Historically, India depends on external markets to satisfy approximately two-thirds of its domestic LPG requirements. Current supply disruptions extend beyond the strategic vulnerabilities of the Strait of Hormuz, as regional conflict has directly compromised energy infrastructure across primary Middle Eastern suppliers, including the United Arab Emirates, Qatar, Kuwait, and Saudi Arabia. Cumulative imports from these four nations plummeted by an estimated 75% between February and April, dropping to 173,000 barrels per day. To mitigate this dependency, India has diversified its import portfolio to include non-traditional partners such as Iran, Australia, Argentina, and Chile. While procurement from these alternative origins grew from negligible levels to 43,000 barrels per day in April, the volume remains insufficient to compensate for the lost Middle Eastern capacity. Furthermore, these long-haul shipping routes impose severe logistical delays, requiring up to 45 days from the Americas compared to a transit window of under a week from the Persian Gulf.
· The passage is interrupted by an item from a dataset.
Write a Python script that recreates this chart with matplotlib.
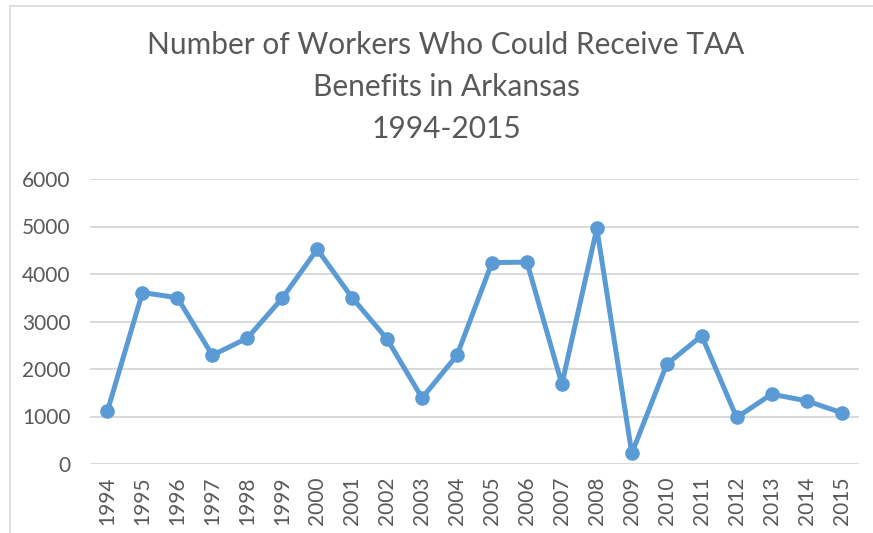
import matplotlib
matplotlib.use('Agg')

import matplotlib.pyplot as plt
from matplotlib.patches import Rectangle

years = ['1994', '1995', '1996', '1997', '1998', '1999', '2000', '2001',
         '2002', '2003', '2004', '2005', '2006', '2007', '2008', '2009',
         '2010', '2011', '2012', '2013', '2014', '2015']
workers = [1120, 3610, 3500, 2290, 2650, 3490, 4520, 3500,
           2630, 1390, 2290, 4240, 4250, 1680, 4960, 225,
           2100, 2700, 980, 1470, 1330, 1080]
y_ticks = [0, 1000, 2000, 3000, 4000, 5000, 6000]

title_lines = ['Number of Workers Who Could Receive TAA',
               'Benefits in Arkansas',
               '1994-2015']

BLUE = '#5B9BD5'
GRID = '#D9D9D9'
TEXT = '#595959'

plt.rcParams['font.family'] = ['Lato', 'DejaVu Sans']

W, H = 873, 533
fig = plt.figure(figsize=(W / 100, H / 100), dpi=100)

# chart area border (runs off the right/bottom edge of the crop)
fig.patches.append(Rectangle((10 / W, -0.05), 1.0, 1 - 6 / H + 0.05,
                             transform=fig.transFigure, fill=False,
                             edgecolor='#D9D9D9', linewidth=1.2))

ax = fig.add_axes([90 / W, 1 - 464 / H, (859 - 90) / W, (464 - 179) / H])

x = list(range(len(years)))
ax.plot(x, workers, color=BLUE, linewidth=3.6, marker='o',
        markersize=9.5, markerfacecolor=BLUE, markeredgecolor=BLUE,
        solid_joinstyle='round', zorder=3)

ax.set_xlim(-0.5, len(years) - 0.5)
ax.set_ylim(0, 6000)
ax.set_yticks(y_ticks)
ax.set_yticklabels([str(v) for v in y_ticks])
ax.set_xticks(x)
ax.set_xticklabels(years, rotation=90)

ax.grid(axis='y', color=GRID, linewidth=1.4, zorder=0)
ax.set_axisbelow(True)
for s in ax.spines.values():
    s.set_visible(False)
ax.tick_params(axis='both', length=0, colors=TEXT, labelsize=15)
ax.tick_params(axis='y', pad=14)
ax.tick_params(axis='x', pad=9)

for i, line in enumerate(title_lines):
    fig.text(446 / W, 1 - (45 + 42 * i) / H, line, ha='center', va='center',
             fontsize=21.5, color=TEXT)

fig.savefig('out.png', dpi=100, facecolor='white')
To address the immediate shortfall, the state is promoting structural transitions toward domestic natural gas pipelines and alternative cooking appliances, driving a significant increase in electric stove sales. Domestic natural gas production expanded by 7% from February levels, though liquefied natural gas imports remained stagnant. While infrastructure expansion yielded over half a million new residential pipeline connections, the network reaches only a fraction of the 330 million households nationwide that depend on traditional gas cylinders. The persistent supply constraints have ultimately driven up commercial energy costs, with the price of commercial cylinders surging by 993 rupees, elevating the baseline cost above 3,000 rupees in major urban centers.